[development] Go PHP 5, Go!
Frando (Franz Heinzmann)
frando at xcite-online.de
Sat Jun 30 00:17:22 UTC 2007
FYI, I just found this quite interesting post on Hiverminds Magazine via
PHPDeveloper.org [1] - so this is already drawing quite some attention
(which is a Good Thing, IMHO).
http://www.hiveminds.co.uk/node/3409
regards,
frando
[1] http://www.phpdeveloper.org/news/8146
Larry Garfield schrieb:
> This is a follow-up to the PHP 5 thread from a week or two ago. It looks like
> some momentum is building. Ken Rickard, Robert Douglas, and I have been
> talking with some of the Jooma folks, and have a working draft of the "core
> statement and justification". That is, what the goal is and why it is.
> Joomla's development team is discussing the matter and is leaning yes. Based
> on the earlier thread here I am hoping that there isn't much objection to
> Drupal participating in the "Go PHP5" effort. :-) So far Joomla is leaning
> yes, CakePHP is interested, and I had a positive first response from Typo3.
> Robert Douglas has volunteered himself to setup a web site for it.
>
> I'm not sure how Dries wants to handle the question of Drupal's participation
> (by vote, by consensus, or by fiat). Dries?
>
> Anyway, here's the working statement. Consider this an official
> recommendation that Drupal commit to participating in this effort.
>
> ------------------------------------
> PHP 4 has served the web developer community for seven years now, and served
> it well. However, it also shows its age. Most of PHP 4's shortcomings have
> been addressed by PHP 5, released three years ago, but the transition from
> PHP 4 to PHP 5 has been slow for a number of reasons.
>
> PHP developers cannot leverage PHP 5's full potential without dropping support
> for PHP 4, but PHP 4 is still installed on a majority of shared web hosts and
> users would then be forced to switch to a different application.
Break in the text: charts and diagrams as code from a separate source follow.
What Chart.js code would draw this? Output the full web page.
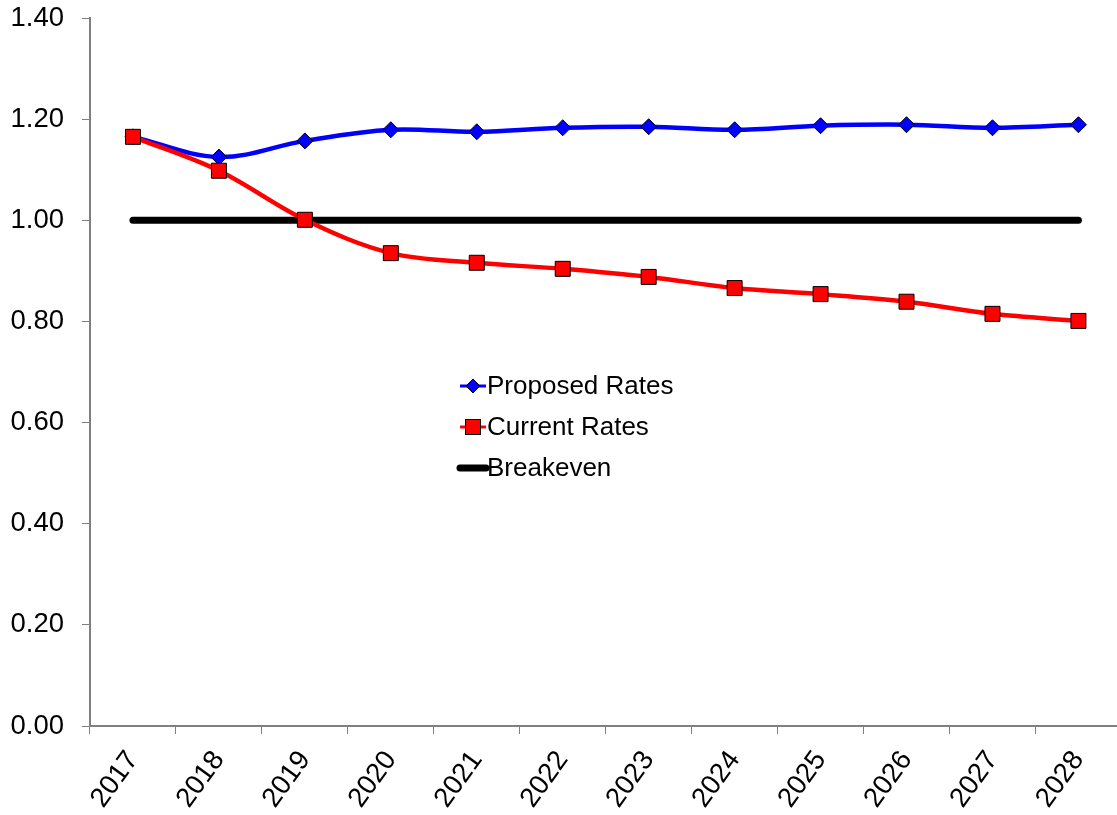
<!DOCTYPE html>
<html>
<head>
<meta charset="utf-8">
<script src="https://cdn.jsdelivr.net/npm/chart.js@4.4.1/dist/chart.umd.min.js"></script>
<style>
  html, body { margin: 0; padding: 0; background: #fff; overflow: hidden; }
  canvas { display: block; }
</style>
</head>
<body>
<canvas id="chart" width="1133" height="815"></canvas>
<script>
// years on the x axis
const years = ['2017', '2018', '2019', '2020', '2021', '2022', '2023', '2024', '2025', '2026', '2027', '2028'];
// ratio values
const proposedRates = [1.165, 1.125, 1.157, 1.179, 1.175, 1.183, 1.185, 1.179, 1.187, 1.189, 1.183, 1.189];
const currentRates  = [1.165, 1.098, 1.001, 0.935, 0.916, 0.904, 0.888, 0.866, 0.854, 0.839, 0.815, 0.801];
const breakeven     = [1.00, 1.00, 1.00, 1.00, 1.00, 1.00, 1.00, 1.00, 1.00, 1.00, 1.00, 1.00];
// y axis range
const yMin = 0, yMax = 1.4, yStep = 0.2;

const FONT = "'Liberation Sans', Arial, sans-serif";
const AXIS_GREY = '#808080';

// legend drawn inside the plot, like the original
const insideLegend = {
    id: 'insideLegend',
    afterDraw(chart) {
        const ctx = chart.ctx;
        const x0 = 460, y0 = 386, gap = 41, len = 26;
        ctx.save();
        chart.data.datasets.forEach((ds, i) => {
            const y = y0 + i * gap;
            ctx.strokeStyle = ds.borderColor;
            ctx.lineWidth = ds.legendLineWidth;
            ctx.lineCap = ds.pointRadius ? 'butt' : 'round';
            ctx.beginPath();
            ctx.moveTo(x0, y);
            ctx.lineTo(x0 + len, y);
            ctx.stroke();
            const cx = x0 + len / 2;
            if (ds.pointStyle === 'rectRot') {
                const r = 7;
                ctx.beginPath();
                ctx.moveTo(cx, y - r); ctx.lineTo(cx + r, y); ctx.lineTo(cx, y + r); ctx.lineTo(cx - r, y);
                ctx.closePath();
                ctx.fillStyle = ds.pointBackgroundColor; ctx.fill();
                ctx.lineWidth = 1; ctx.strokeStyle = ds.pointBorderColor; ctx.stroke();
            } else if (ds.pointStyle === 'rect') {
                const h = 7.5;
                ctx.fillStyle = ds.pointBackgroundColor;
                ctx.fillRect(cx - h, y - h, 2 * h, 2 * h);
                ctx.lineWidth = 1; ctx.strokeStyle = ds.pointBorderColor;
                ctx.strokeRect(cx - h, y - h, 2 * h, 2 * h);
            }
            ctx.fillStyle = '#000';
            ctx.font = '26px ' + FONT;
            ctx.textBaseline = 'middle';
            ctx.textAlign = 'left';
            ctx.fillText(ds.label, x0 + len + 1, y + 1);
        });
        ctx.restore();
    }
};

const ctx = document.getElementById('chart').getContext('2d');
new Chart(ctx, {
    type: 'line',
    data: {
        labels: years,
        datasets: [
            {
                label: 'Proposed Rates',
                data: proposedRates,
                borderColor: '#0000FF',
                borderWidth: 4.5,
                legendLineWidth: 3,
                tension: 0.35,
                pointStyle: 'rectRot',
                pointRadius: 8,
                pointBackgroundColor: '#0000FF',
                pointBorderColor: '#000',
                pointBorderWidth: 1,
                order: 2
            },
            {
                label: 'Current Rates',
                data: currentRates,
                borderColor: '#FF0000',
                borderWidth: 4.5,
                legendLineWidth: 3,
                tension: 0.35,
                pointStyle: 'rect',
                pointRadius: 10.6,
                pointBackgroundColor: '#FF0000',
                pointBorderColor: '#000',
                pointBorderWidth: 1,
                order: 1
            },
            {
                label: 'Breakeven',
                data: breakeven,
                borderColor: '#000000',
                borderWidth: 7,
                legendLineWidth: 7,
                borderCapStyle: 'round',
                pointRadius: 0,
                order: 3
            }
        ]
    },
    options: {
        responsive: false,
        animation: false,
        layout: { padding: { top: 18, right: 4, left: 0, bottom: 0 } },
        plugins: {
            legend: { display: false },
            tooltip: { enabled: false }
        },
        scales: {
            x: {
                offset: true,
                grid: {
                    offset: true,
                    drawOnChartArea: false,
                    color: AXIS_GREY,
                    tickLength: 8
                },
                border: { color: AXIS_GREY, width: 2 },
                ticks: {
                    color: '#000',
                    font: { family: FONT, size: 27.5 },
                    minRotation: 54,
                    maxRotation: 54,
                    padding: 11
                },
                afterFit(scale) {
                    scale.height = 89;
                    scale.paddingLeft = 0;
                    scale.paddingRight = 0;
                }
            },
            y: {
                min: yMin,
                max: yMax,
                grid: {
                    drawOnChartArea: false,
                    color: AXIS_GREY,
                    tickLength: 8
                },
                border: { color: AXIS_GREY, width: 2 },
                ticks: {
                    stepSize: yStep,
                    color: '#000',
                    font: { family: FONT, size: 27.5 },
                    padding: 18,
                    callback: v => v.toFixed(2)
                },
                afterFit(scale) {
                    scale.width = 90;
                    scale.paddingTop = 0;
                    scale.paddingBottom = 0;
                }
            }
        }
    },
    plugins: [insideLegend]
});
</script>
</body>
</html>
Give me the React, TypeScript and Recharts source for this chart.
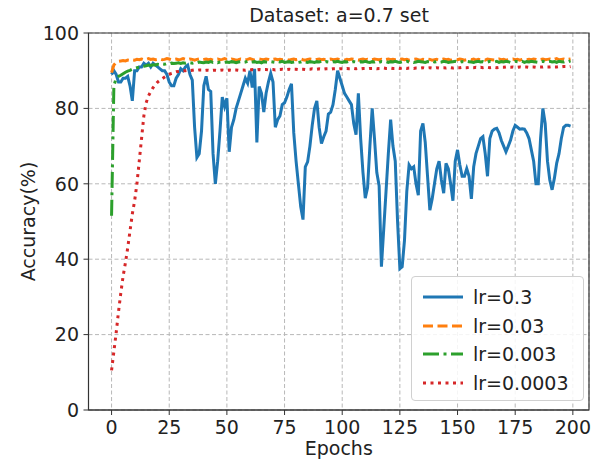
import { CartesianGrid, Label, Legend, Line, LineChart, ReferenceArea, XAxis, YAxis } from "recharts";

const epochs = Array.from({ length: 200 }, (_, i) => i);
const xTicks = [0, 25, 50, 75, 100, 125, 150, 175, 200];
const yTicks = [0, 20, 40, 60, 80, 100];

// lr=0.3
const acc1 = [
  89, 90, 89, 87, 87, 88, 88, 88.5, 86, 82,
  90, 90, 91, 91, 92, 91.5, 92, 91, 92, 91.5,
  91, 90.5, 90, 90, 89, 87, 86, 86, 88, 89,
  90.5, 90, 91, 91.5, 89, 87.5, 75, 67, 68, 74,
  86, 88.5, 85, 84.5, 68, 60, 66, 74, 83, 80.5,
  82.7, 68.5, 75, 77, 80, 82, 84, 86, 88, 86.7,
  90, 85.5, 90.5, 71, 85.8, 84, 79, 84, 87, 89.3,
  87, 75, 77, 78, 81, 81.5, 83, 85, 86.5, 73.5,
  66, 60, 54, 50.5, 64.5, 65.8, 70, 75.5, 80, 82,
  75, 70.7, 72.5, 74, 78.5, 79, 81, 85, 90, 88,
  86, 84, 83, 82, 81, 76, 73, 84, 72, 63,
  56.2, 59, 70, 80, 72, 63, 59.5, 38, 48, 58,
  68, 77, 70, 66, 50, 37.5, 38, 45, 58, 65,
  64, 64.5, 60, 57, 74, 76, 71, 62, 53, 56,
  60, 64, 66, 61, 57.5, 65.4, 64, 60, 55.5, 66,
  69, 65, 62, 62, 64, 62, 56, 64.5, 68, 70,
  72, 72.5, 68, 62, 72, 74, 74.5, 74.7, 73.5, 71.5,
  70, 68.5, 70, 71.6, 74, 75.5, 75, 74.5, 74.6, 74.5,
  73.5, 72, 69, 66, 60, 60, 72, 80, 76, 66,
  61, 58.4, 61.5, 65.5, 68, 72, 75, 75.5, 75.5, 75.3,
];

// lr=0.03
const acc2 = [
  89.5, 91.5, 92.2, 92.5, 92.6, 92.7, 92.6, 92.8, 92.7, 92.9,
  92.8, 93.0, 92.9, 93.1, 92.9, 93.0, 93.2, 93.0, 93.1, 92.9,
  93.0, 93.1, 92.9, 93.0, 93.2, 93.1, 92.9, 93.0, 93.1, 92.9,
  93.0, 93.2, 93.0, 92.9, 93.1, 93.0, 92.8, 93.0, 93.1, 92.9,
  93.0, 93.1, 92.9, 93.0, 92.8, 93.0, 93.1, 92.9, 93.0, 93.2,
  93.0, 92.9, 93.1, 93.0, 92.8, 92.9, 93.1, 93.0, 92.9, 93.0,
  93.2, 93.0, 92.8, 92.9, 93.1, 93.0, 92.9, 93.1, 93.0, 92.8,
  93.0, 93.1, 92.9, 93.0, 92.9, 93.1, 93.0, 92.8, 93.0, 93.1,
  92.9, 93.0, 93.1, 92.9, 92.8, 93.0, 93.1, 93.0, 92.9, 93.0,
  93.1, 92.9, 93.0, 92.8, 93.0, 93.1, 92.9, 93.0, 93.1, 92.9,
  93.0, 92.8, 93.0, 92.9, 93.1, 93.0, 92.9, 92.8, 93.0, 93.1,
  92.9, 93.0, 92.8, 92.9, 93.1, 93.0, 92.9, 93.0, 92.8, 93.0,
  93.1, 92.9, 93.0, 92.9, 92.8, 93.0, 93.1, 92.9, 93.0, 92.8,
  92.9, 93.0, 93.1, 92.9, 92.8, 93.0, 92.9, 93.1, 93.0, 92.8,
  92.9, 93.0, 92.8, 93.0, 93.1, 92.9, 93.0, 92.8, 92.9, 93.0,
  92.9, 93.1, 93.0, 92.8, 92.9, 93.0, 92.9, 93.1, 92.8, 93.0,
  92.9, 93.0, 92.8, 93.1, 93.0, 92.9, 92.8, 93.0, 93.1, 92.9,
  93.0, 92.8, 92.9, 93.0, 93.1, 92.9, 93.0, 92.8, 93.0, 93.1,
  92.9, 93.0, 92.9, 93.1, 93.0, 92.8, 93.0, 93.1, 92.9, 93.0,
  93.1, 92.9, 93.0, 93.2, 92.9, 93.0, 93.1, 92.9, 93.0, 93.1,
];

// lr=0.003
const acc3 = [
  51.5, 86.0, 88.0, 88.5, 88.8, 89.2, 89.6, 89.9, 90.1, 90.4,
  90.6, 90.8, 90.9, 91.1, 91.2, 91.3, 91.5, 91.4, 91.6, 91.5,
  91.7, 91.6, 91.8, 91.7, 91.9, 91.8, 92.0, 91.9, 92.0, 92.1,
  91.9, 92.1, 92.0, 92.2, 92.1, 92.0, 92.2, 92.1, 92.3, 92.2,
  92.1, 92.3, 92.2, 92.4, 92.2, 92.3, 92.1, 92.3, 92.4, 92.2,
  92.3, 92.2, 92.4, 92.3, 92.1, 92.3, 92.4, 92.2, 92.3, 92.5,
  92.2, 92.3, 92.4, 92.2, 92.3, 92.1, 92.4, 92.3, 92.2, 92.4,
  92.3, 92.2, 92.4, 92.3, 92.5, 92.2, 92.3, 92.4, 92.2, 92.3,
  92.4, 92.2, 92.3, 92.5, 92.3, 92.2, 92.4, 92.3, 92.2, 92.4,
  92.3, 92.5, 92.2, 92.4, 92.3, 92.2, 92.4, 92.3, 92.5, 92.3,
  92.2, 92.4, 92.3, 92.5, 92.2, 92.4, 92.3, 92.2, 92.4, 92.3,
  92.5, 92.3, 92.2, 92.4, 92.3, 92.5, 92.2, 92.4, 92.3, 92.4,
  92.2, 92.4, 92.3, 92.5, 92.3, 92.2, 92.4, 92.3, 92.5, 92.3,
  92.4, 92.2, 92.3, 92.5, 92.4, 92.3, 92.2, 92.4, 92.3, 92.5,
  92.3, 92.4, 92.2, 92.3, 92.5, 92.4, 92.2, 92.3, 92.4, 92.5,
  92.3, 92.2, 92.4, 92.3, 92.5, 92.4, 92.3, 92.2, 92.4, 92.5,
  92.3, 92.4, 92.2, 92.3, 92.5, 92.4, 92.3, 92.5, 92.2, 92.4,
  92.3, 92.5, 92.4, 92.2, 92.3, 92.5, 92.4, 92.3, 92.5, 92.2,
  92.4, 92.3, 92.5, 92.4, 92.3, 92.2, 92.4, 92.5, 92.3, 92.4,
  92.5, 92.3, 92.4, 92.2, 92.5, 92.4, 92.3, 92.5, 92.4, 92.6,
];

// lr=0.0003
const acc4 = [
  10.5, 15.5, 20.5, 26.0, 31.0, 35.5, 39.0, 43.0, 47.5, 52.0,
  55.5, 60.0, 66.0, 72.0, 78.0, 81.5, 83.3, 84.5, 85.5, 86.3,
  87.0, 87.5, 87.9, 88.3, 88.7, 89.0, 89.3, 89.5, 89.7, 89.8,
  89.9, 90.0, 90.0, 90.1, 90.0, 90.1, 90.2, 90.1, 90.2, 90.2,
  90.0, 90.1, 90.1, 90.0, 90.1, 90.1, 90.0, 90.1, 90.2, 90.1,
  90.1, 90.2, 90.1, 90.2, 90.2, 90.1, 90.2, 90.2, 90.1, 90.2,
  90.2, 90.3, 90.2, 90.2, 90.3, 90.2, 90.3, 90.3, 90.2, 90.3,
  90.3, 90.2, 90.3, 90.3, 90.4, 90.3, 90.3, 90.4, 90.3, 90.4,
  90.4, 90.3, 90.4, 90.4, 90.3, 90.4, 90.4, 90.5, 90.4, 90.4,
  90.5, 90.4, 90.4, 90.5, 90.5, 90.4, 90.5, 90.5, 90.4, 90.5,
  90.5, 90.5, 90.6, 90.5, 90.5, 90.6, 90.5, 90.6, 90.5, 90.6,
  90.6, 90.5, 90.6, 90.6, 90.6, 90.5, 90.6, 90.6, 90.7, 90.6,
  90.6, 90.7, 90.6, 90.6, 90.7, 90.6, 90.7, 90.7, 90.6, 90.7,
  90.7, 90.6, 90.7, 90.7, 90.7, 90.8, 90.7, 90.7, 90.8, 90.7,
  90.7, 90.8, 90.7, 90.8, 90.8, 90.7, 90.8, 90.8, 90.7, 90.8,
  90.8, 90.8, 90.9, 90.8, 90.8, 90.9, 90.8, 90.8, 90.9, 90.8,
  90.9, 90.8, 90.9, 90.9, 90.8, 90.9, 90.9, 90.8, 90.9, 90.9,
  90.9, 91.0, 90.9, 90.9, 91.0, 90.9, 90.9, 91.0, 90.9, 91.0,
  91.0, 90.9, 91.0, 91.0, 90.9, 91.0, 91.0, 91.0, 91.1, 91.0,
  91.0, 91.1, 91.0, 91.0, 91.1, 91.0, 91.1, 91.1, 91.0, 91.1,
];

const series = [
  { key: "a1", name: "lr=0.3", color: "#1f77b4", dash: undefined },
  { key: "a2", name: "lr=0.03", color: "#ff7f0e", dash: "10 4.5" },
  { key: "a3", name: "lr=0.003", color: "#2ca02c", dash: "16 4.5 3 4.5" },
  { key: "a4", name: "lr=0.0003", color: "#d62728", dash: "3 4.5" },
];

const data = epochs.map((e, i) => ({ epoch: e, a1: acc1[i], a2: acc2[i], a3: acc3[i], a4: acc4[i] }));

const font = "'DejaVu Sans', sans-serif";
const txt = "#222";

function LegendBox() {
  return (
    <div
      style={{
        width: 173,
        height: 125,
        boxSizing: "border-box",
        border: "1px solid #d0d0d0",
        borderRadius: 4,
        background: "rgba(255,255,255,0.85)",
        padding: "6px 0 0 11px",
      }}
    >
      {series.map((s) => (
        <div key={s.key} style={{ display: "flex", alignItems: "center", height: 28.5 }}>
          <svg width={40} height={10}>
            <line x1={0} y1={5} x2={40} y2={5} stroke={s.color} strokeWidth={3} strokeDasharray={s.dash} />
          </svg>
          <span style={{ marginLeft: 10, fontSize: 19, fontFamily: font, color: txt, lineHeight: "20px" }}>{s.name}</span>
        </div>
      ))}
    </div>
  );
}

export default function App() {
  return (
    <div style={{ position: "absolute", left: 0, top: 0, width: 600, height: 463, background: "#fff", fontFamily: font }}>
      <div
        style={{
          position: "absolute",
          left: 0,
          width: 678,
          top: 5,
          textAlign: "center",
          fontSize: 19,
          lineHeight: "20px",
          color: txt,
          zIndex: 2,
        }}
      >
        Dataset: a=0.7 set
      </div>
      <LineChart width={600} height={463} data={data} margin={{ top: 33, right: 11, bottom: 0, left: 18 }}>
        <CartesianGrid stroke="#b8b8b8" strokeDasharray="4 2.5" />
        <XAxis
          type="number"
          dataKey="epoch"
          domain={[-10, 207]}
          ticks={xTicks}
          interval={0}
          height={53}
          tickSize={5}
          tickMargin={6}
          stroke="#333"
          tick={{ fontSize: 19, fill: txt }}
        >
          <Label value="Epochs" position="insideBottom" offset={8} style={{ fontSize: 19, fill: txt }} />
        </XAxis>
        <YAxis
          domain={[0, 100]}
          ticks={yTicks}
          interval={0}
          width={70.5}
          tickSize={5}
          tickMargin={4.5}
          stroke="#333"
          tick={{ fontSize: 19, fill: txt }}
        >
          <Label
            value="Accuracy(%)"
            angle={-90}
            position="insideLeft"
            offset={10}
            style={{ fontSize: 19, fill: txt, textAnchor: "middle" }}
          />
        </YAxis>
        {series.map((s) => (
          <Line
            key={s.key}
            type="linear"
            dataKey={s.key}
            name={s.name}
            stroke={s.color}
            strokeWidth={3}
            strokeDasharray={s.dash}
            dot={false}
            activeDot={false}
            isAnimationActive={false}
          />
        ))}
        <ReferenceArea x1={-10} x2={207} y1={0} y2={100} fill="none" stroke="#333" strokeWidth={1.2} ifOverflow="visible" />
        <Legend
          layout="horizontal"
          align="center"
          verticalAlign="middle"
          wrapperStyle={{ left: 411, top: 276, width: 173 }}
          content={() => <LegendBox />}
        />
      </LineChart>
    </div>
  );
}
Web hosts
> cannot upgrade their servers to PHP 5 without making it impossible for their
> users to run PHP 4-targeted web apps, and have no incentive to go to the
> effort of testing and deploying PHP 5 while most web apps are still
> compatible with PHP 4 and the PHP development team still provides maintenance
> support for PHP 4. The PHP development team, of course, can't drop
> maintenance support for PHP 4 while most web hosts still run PHP 4.
>
> It is a dangerous cycle, and one that needs to be broken. The open source PHP
> developer community has decided that it is indeed now time to move forward,
> together. Therefore, the listed open source PHP projects have all agreed
> that effective 5 February 2008, any new feature release will have a minimum
> required PHP version no older than PHP 5.2.0. It is our believe that this
> will allow web hosts a reason to upgrade and the PHP development team the
> ability to retire PHP 4 and focus efforts on PHP 5 and the forthcoming PHP 6,
> all without penalizing any existing project for being "first out of the
> gate".
> ------------------------------------
>
> Notes:
> - I chose the date because I figure that will be 7-8 months after we
> officially announce this thing, which I believe should be sufficient time for
> web hosts. It also comes out to 5/2/2008 (using European convention), and I
> just like inside references like that. :-)
> - This does not preclude any project from moving before the deadline date, or
> from supporting older versions for however long they wish to. That's up to
> each project.
> - PHP 5.2 is already the most widely installed version of PHP 5, based on the
> latest published stats. I know at least two web hosts I work with that
> either have jumped or are in the process of jumping from PHP 4 straight to
> PHP 5.2. By the target date it will have been out for nearly a year and a
> half. It also adds a number of new and useful core features (filter_input,
> json, a stable PDO, etc.). It's a good version to target.
>
> Thoughts? Comments? Support? Rotten tomatoes?